Necesité varios días de discretas alusiones, preguntas capciosas y sintéticas respuestas, para entender lo que me dijo. Patito no era el nombre en código de una conspiración antimperialista internacional; tampoco era una institución, una ONG, o un club como el de las Marmotas Jóvenes. Era mucho menos, pero infinitamente más: un grupo de amigos, sobre todo escritores y periodistas, dispersos por el mundo, que trataban de ayudarse. Y de ayudar a quien más lo necesitara. Los cubanos, por ejemplo. Para ellos, en esa época, era dificilísimo salir de su país o entrar en contacto con editores y colegas fuera de la isla. Con frecuencia, llegaban llenos de maravillas y buenas intenciones, pero con apenas suficiente dinero para un café en los bolsillos
La Red Patito, además, ayudaba a buscar a los desaparecidos argentinos, a promover la campaña contra el racismo o a reivindicar la libertad de expresión en los países del este europeo, antes y después de la caída del Muro.
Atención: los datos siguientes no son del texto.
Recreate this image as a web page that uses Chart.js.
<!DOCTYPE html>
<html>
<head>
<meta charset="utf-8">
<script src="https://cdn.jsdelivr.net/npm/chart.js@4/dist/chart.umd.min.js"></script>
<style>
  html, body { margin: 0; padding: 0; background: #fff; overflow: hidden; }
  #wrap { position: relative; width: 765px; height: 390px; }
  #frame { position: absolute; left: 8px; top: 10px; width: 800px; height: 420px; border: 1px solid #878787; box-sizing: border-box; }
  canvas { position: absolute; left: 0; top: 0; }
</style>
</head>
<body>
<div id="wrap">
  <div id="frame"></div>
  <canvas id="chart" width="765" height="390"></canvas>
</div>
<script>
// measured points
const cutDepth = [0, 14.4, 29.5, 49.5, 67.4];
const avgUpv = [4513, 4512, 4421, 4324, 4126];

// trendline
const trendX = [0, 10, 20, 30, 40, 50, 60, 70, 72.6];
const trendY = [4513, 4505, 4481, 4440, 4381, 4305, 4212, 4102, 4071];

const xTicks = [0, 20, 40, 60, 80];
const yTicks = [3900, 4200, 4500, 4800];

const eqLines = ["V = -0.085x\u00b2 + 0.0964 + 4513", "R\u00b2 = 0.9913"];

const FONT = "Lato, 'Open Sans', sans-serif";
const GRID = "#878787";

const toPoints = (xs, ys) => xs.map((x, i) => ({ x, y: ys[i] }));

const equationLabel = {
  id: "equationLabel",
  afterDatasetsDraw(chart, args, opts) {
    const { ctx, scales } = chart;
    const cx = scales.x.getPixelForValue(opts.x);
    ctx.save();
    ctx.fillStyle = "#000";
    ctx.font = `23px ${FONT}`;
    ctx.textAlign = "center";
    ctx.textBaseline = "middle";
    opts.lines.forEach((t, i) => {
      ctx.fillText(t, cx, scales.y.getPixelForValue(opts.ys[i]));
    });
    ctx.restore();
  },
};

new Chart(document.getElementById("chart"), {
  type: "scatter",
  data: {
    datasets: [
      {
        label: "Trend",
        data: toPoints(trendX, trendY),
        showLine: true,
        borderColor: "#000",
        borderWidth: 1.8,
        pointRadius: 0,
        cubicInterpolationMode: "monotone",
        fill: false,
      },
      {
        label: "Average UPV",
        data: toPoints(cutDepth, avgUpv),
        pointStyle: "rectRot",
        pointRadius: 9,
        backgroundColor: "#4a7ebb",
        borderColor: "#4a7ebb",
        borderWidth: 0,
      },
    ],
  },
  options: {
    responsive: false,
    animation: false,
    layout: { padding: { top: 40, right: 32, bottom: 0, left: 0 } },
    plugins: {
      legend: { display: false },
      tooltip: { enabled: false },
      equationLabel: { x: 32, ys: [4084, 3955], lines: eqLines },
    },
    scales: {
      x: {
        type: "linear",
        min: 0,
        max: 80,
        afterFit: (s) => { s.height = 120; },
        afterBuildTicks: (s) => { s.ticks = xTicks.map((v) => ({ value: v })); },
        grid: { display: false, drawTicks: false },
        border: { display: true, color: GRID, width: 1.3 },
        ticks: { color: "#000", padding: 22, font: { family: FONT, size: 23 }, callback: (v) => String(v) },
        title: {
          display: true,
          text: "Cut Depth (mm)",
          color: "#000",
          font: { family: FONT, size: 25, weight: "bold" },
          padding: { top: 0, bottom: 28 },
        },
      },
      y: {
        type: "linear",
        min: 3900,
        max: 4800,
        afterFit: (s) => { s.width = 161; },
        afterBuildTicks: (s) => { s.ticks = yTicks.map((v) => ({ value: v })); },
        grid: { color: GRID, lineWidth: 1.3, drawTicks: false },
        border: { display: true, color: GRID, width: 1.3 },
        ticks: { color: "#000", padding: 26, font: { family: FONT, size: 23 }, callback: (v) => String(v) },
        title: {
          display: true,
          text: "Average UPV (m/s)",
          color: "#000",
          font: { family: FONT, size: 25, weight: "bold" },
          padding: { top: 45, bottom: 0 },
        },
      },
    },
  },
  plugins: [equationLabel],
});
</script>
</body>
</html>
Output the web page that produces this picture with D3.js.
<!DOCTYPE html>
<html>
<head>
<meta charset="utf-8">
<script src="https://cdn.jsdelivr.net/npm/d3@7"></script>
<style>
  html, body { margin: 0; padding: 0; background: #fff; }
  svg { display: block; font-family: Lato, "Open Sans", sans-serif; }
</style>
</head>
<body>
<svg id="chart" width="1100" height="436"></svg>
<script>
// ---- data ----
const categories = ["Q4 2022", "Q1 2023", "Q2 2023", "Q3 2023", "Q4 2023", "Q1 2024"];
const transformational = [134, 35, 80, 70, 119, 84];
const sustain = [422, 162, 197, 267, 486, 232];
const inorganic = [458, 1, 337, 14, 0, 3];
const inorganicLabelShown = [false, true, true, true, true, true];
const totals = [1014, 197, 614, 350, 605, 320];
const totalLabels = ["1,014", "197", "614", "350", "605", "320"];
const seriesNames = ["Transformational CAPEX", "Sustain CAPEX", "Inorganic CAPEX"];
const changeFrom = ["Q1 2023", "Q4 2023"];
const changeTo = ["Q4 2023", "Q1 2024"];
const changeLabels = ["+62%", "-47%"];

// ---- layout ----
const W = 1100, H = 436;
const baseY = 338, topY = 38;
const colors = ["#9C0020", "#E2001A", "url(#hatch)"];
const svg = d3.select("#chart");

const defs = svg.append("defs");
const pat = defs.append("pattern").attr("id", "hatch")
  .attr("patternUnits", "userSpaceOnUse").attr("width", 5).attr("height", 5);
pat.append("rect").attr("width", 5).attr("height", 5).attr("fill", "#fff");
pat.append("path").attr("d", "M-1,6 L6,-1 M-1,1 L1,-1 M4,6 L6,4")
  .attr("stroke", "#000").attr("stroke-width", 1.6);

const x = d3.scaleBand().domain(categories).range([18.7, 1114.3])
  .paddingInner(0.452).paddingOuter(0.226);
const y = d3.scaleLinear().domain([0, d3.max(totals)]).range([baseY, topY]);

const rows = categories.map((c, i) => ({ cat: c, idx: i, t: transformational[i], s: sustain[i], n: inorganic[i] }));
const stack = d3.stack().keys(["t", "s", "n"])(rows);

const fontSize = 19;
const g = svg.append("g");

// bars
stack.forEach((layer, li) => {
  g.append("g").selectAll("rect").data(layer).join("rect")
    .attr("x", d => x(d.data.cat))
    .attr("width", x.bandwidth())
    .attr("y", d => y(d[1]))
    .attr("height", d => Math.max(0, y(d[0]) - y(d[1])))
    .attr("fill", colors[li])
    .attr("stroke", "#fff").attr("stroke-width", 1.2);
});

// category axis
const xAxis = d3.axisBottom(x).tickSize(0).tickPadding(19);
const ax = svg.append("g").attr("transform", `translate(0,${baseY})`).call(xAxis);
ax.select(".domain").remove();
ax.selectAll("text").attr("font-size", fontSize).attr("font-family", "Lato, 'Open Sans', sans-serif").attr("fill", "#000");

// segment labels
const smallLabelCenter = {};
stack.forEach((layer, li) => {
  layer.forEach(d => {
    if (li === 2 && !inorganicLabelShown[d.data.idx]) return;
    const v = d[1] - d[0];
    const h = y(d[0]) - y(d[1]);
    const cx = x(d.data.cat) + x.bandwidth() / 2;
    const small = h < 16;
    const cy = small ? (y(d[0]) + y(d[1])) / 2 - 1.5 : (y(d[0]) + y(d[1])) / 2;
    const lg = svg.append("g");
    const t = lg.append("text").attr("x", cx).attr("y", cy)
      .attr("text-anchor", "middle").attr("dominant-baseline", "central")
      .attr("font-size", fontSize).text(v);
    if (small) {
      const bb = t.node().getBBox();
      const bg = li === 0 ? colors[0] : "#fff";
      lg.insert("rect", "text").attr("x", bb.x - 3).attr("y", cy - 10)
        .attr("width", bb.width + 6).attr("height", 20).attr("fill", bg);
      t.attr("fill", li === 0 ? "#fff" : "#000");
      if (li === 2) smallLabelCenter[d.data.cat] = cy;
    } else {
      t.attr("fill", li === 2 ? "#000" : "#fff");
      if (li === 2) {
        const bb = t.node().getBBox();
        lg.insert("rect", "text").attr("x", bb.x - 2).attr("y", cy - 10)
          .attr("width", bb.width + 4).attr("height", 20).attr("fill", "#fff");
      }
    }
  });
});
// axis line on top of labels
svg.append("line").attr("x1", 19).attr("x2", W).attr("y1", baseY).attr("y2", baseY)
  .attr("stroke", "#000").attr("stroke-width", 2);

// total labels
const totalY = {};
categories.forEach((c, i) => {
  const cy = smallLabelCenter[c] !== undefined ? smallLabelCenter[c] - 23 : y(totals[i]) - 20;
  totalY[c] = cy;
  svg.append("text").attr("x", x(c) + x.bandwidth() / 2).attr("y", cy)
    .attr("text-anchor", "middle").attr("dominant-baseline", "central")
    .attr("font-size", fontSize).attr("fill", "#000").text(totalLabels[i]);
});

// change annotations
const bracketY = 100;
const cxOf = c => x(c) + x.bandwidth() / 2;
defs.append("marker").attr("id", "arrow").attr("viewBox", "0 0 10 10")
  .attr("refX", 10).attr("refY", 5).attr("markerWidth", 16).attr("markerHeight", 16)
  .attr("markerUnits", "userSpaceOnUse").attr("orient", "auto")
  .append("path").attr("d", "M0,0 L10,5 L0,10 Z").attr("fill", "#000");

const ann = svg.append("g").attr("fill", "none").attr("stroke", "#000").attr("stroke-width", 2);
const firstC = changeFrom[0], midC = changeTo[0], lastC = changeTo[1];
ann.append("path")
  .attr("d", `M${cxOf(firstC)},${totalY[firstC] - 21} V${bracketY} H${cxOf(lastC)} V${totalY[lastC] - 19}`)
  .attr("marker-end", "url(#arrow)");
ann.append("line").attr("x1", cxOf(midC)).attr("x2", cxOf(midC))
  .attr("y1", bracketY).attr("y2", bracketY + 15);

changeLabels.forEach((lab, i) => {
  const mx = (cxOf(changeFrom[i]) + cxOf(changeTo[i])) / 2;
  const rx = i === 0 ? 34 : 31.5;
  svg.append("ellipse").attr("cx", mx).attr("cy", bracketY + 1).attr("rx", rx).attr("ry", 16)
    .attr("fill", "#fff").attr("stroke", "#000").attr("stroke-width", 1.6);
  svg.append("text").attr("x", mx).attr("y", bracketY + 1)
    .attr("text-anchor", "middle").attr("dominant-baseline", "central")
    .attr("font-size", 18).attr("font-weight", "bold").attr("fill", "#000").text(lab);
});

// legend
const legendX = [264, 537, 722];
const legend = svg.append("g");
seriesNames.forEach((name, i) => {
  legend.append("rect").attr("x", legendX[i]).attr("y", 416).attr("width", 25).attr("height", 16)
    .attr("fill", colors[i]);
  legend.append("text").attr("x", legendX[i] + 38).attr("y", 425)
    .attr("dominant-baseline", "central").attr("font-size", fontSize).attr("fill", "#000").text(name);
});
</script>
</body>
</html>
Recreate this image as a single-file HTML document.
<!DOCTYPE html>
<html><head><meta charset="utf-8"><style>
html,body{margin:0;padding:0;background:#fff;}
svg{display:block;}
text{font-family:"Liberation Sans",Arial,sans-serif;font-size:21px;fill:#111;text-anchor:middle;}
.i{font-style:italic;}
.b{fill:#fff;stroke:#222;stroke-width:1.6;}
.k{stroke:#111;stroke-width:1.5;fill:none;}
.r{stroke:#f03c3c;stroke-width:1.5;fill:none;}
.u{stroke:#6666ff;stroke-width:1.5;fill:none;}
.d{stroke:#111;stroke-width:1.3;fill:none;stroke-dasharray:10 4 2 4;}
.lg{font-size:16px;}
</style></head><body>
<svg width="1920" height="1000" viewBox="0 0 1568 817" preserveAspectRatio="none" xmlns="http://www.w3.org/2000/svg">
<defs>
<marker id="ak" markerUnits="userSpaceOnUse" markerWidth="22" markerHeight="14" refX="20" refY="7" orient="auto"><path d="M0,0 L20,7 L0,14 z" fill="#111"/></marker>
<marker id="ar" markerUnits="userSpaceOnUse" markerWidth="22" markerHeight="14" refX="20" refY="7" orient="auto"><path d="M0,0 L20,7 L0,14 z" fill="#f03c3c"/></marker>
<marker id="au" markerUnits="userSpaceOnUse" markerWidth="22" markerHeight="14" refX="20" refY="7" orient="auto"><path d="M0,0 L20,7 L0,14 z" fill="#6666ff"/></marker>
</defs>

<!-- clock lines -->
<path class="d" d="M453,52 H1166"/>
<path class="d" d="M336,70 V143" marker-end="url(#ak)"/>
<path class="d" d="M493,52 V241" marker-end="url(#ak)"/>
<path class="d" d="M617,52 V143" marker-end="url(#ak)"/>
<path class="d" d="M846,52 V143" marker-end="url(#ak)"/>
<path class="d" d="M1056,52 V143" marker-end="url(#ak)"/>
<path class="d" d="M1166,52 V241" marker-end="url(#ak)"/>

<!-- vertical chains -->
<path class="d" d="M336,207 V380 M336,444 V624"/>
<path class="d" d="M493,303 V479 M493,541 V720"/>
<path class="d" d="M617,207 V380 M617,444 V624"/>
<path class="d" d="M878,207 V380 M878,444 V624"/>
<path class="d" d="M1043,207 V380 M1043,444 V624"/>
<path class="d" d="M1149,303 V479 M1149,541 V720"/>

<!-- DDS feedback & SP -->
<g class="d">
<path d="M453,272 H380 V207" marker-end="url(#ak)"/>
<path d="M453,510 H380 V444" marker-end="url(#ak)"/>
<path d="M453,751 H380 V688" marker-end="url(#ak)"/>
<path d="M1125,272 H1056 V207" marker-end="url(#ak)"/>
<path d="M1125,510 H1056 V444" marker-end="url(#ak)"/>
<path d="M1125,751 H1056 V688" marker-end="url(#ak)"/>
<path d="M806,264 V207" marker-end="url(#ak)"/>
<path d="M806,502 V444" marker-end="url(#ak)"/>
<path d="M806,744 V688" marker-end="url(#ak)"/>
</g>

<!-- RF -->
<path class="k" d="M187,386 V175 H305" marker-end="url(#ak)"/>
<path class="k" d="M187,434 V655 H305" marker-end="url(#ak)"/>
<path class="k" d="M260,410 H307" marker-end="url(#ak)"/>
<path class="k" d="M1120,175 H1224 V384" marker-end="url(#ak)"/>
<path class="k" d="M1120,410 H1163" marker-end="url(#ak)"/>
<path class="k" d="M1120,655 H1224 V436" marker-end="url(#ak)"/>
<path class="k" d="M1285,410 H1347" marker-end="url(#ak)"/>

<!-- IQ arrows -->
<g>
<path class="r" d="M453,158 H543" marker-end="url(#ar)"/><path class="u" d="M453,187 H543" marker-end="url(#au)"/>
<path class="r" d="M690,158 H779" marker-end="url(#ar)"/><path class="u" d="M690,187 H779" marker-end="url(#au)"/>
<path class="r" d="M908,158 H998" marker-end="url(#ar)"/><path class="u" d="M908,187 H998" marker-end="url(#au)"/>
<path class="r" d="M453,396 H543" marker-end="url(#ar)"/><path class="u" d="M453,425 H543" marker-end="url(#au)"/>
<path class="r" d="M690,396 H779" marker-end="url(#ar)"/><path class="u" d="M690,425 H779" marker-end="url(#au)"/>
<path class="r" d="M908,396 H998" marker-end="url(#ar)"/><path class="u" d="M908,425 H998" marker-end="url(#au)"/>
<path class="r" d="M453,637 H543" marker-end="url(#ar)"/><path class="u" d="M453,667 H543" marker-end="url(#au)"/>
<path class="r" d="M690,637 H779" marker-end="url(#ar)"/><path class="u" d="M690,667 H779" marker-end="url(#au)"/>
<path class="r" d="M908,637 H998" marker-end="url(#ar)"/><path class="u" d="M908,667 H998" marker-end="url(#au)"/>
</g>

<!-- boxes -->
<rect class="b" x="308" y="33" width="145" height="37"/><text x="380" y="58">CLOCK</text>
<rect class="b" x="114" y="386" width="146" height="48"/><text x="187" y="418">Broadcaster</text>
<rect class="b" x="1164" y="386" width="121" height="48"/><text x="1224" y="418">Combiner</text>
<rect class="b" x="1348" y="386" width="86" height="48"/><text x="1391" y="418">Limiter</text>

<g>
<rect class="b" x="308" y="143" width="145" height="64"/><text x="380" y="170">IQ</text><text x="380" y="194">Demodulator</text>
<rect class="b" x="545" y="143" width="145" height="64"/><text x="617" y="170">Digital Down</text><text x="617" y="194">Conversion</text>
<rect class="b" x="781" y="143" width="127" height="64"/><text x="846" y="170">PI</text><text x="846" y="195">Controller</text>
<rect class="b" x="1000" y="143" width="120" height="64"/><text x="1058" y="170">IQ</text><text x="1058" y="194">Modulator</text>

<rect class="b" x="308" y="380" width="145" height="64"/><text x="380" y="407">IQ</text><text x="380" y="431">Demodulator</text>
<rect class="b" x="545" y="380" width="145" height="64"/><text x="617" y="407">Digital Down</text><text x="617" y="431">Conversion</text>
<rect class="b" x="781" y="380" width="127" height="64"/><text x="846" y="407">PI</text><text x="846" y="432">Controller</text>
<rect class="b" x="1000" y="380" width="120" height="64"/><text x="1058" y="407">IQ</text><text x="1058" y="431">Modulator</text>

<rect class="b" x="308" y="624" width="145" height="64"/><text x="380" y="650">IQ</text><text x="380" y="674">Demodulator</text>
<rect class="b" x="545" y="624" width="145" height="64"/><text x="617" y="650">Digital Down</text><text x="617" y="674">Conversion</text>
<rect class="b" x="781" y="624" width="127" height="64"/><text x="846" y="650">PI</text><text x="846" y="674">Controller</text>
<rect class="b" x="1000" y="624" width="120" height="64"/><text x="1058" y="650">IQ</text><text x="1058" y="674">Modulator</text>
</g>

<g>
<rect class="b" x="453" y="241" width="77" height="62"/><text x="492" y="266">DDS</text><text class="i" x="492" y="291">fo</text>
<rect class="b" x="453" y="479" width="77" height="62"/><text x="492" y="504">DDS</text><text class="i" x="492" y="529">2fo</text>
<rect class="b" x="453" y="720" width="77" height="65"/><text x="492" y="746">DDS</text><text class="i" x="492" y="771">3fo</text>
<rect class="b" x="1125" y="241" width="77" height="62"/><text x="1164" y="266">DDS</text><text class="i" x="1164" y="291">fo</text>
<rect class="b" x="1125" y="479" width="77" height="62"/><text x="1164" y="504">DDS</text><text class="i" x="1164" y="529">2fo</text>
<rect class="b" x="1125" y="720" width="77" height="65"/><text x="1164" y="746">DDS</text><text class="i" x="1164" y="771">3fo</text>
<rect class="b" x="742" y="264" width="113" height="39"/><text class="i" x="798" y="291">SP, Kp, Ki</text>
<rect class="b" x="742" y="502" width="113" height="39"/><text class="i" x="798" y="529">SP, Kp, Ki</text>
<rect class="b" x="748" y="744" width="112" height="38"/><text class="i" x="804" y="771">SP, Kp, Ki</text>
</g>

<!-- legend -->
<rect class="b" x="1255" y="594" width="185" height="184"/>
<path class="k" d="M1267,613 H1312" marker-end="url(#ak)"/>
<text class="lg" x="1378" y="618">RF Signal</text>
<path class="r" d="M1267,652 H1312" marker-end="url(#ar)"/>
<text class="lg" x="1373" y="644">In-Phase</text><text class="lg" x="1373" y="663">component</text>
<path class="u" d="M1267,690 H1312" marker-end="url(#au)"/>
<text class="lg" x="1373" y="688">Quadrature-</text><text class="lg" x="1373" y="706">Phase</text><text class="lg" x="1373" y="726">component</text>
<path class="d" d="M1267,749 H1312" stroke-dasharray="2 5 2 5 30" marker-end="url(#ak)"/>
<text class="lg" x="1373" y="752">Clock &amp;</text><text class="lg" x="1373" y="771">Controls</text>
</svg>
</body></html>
Servía para discutir de literatura y de política, para intercambiar experiencias, y recomendarse recíprocamente libros para leer (o para escribir); servía para enviar un mapa de Los Ángeles a un cubano que escribía una novela ambientada en aquella ciudad y que no tenía manera de conseguirlo, o para localizar material sobre la P2 para un colega argentino exiliado en México, o para apasionarse –gracias a los relatos de los demás– de los acontecimientos de países lejanos.
Amigos, amigos de verdad, que aún teniendo el mismo oficio sentían la camaradería y no la competencia.
Y cada amigo, traía otros, y el círculo se agrandaba, y cada uno sabía que tenía, en caso de necesidad, un techo y una persona amiga en París, en Milán, en la Ciudad de México, en La Habana, en Buenos Aires o en Sofía.
Y en el centro de ese vaivén de afectos, emociones, solidaridad, apoyo, estima literaria y humana, estaba Paco Taibo. Era él, el tejedor de aquella telaraña mundial, una prefiguración de la web pero en carne y hueso y no solo virtual. Sí, el motor de la Red Patito vivía en Colonia Condesa en la Ciudad de México, bebía cinco litros de Coca Cola al día y escribía jodidamente bien.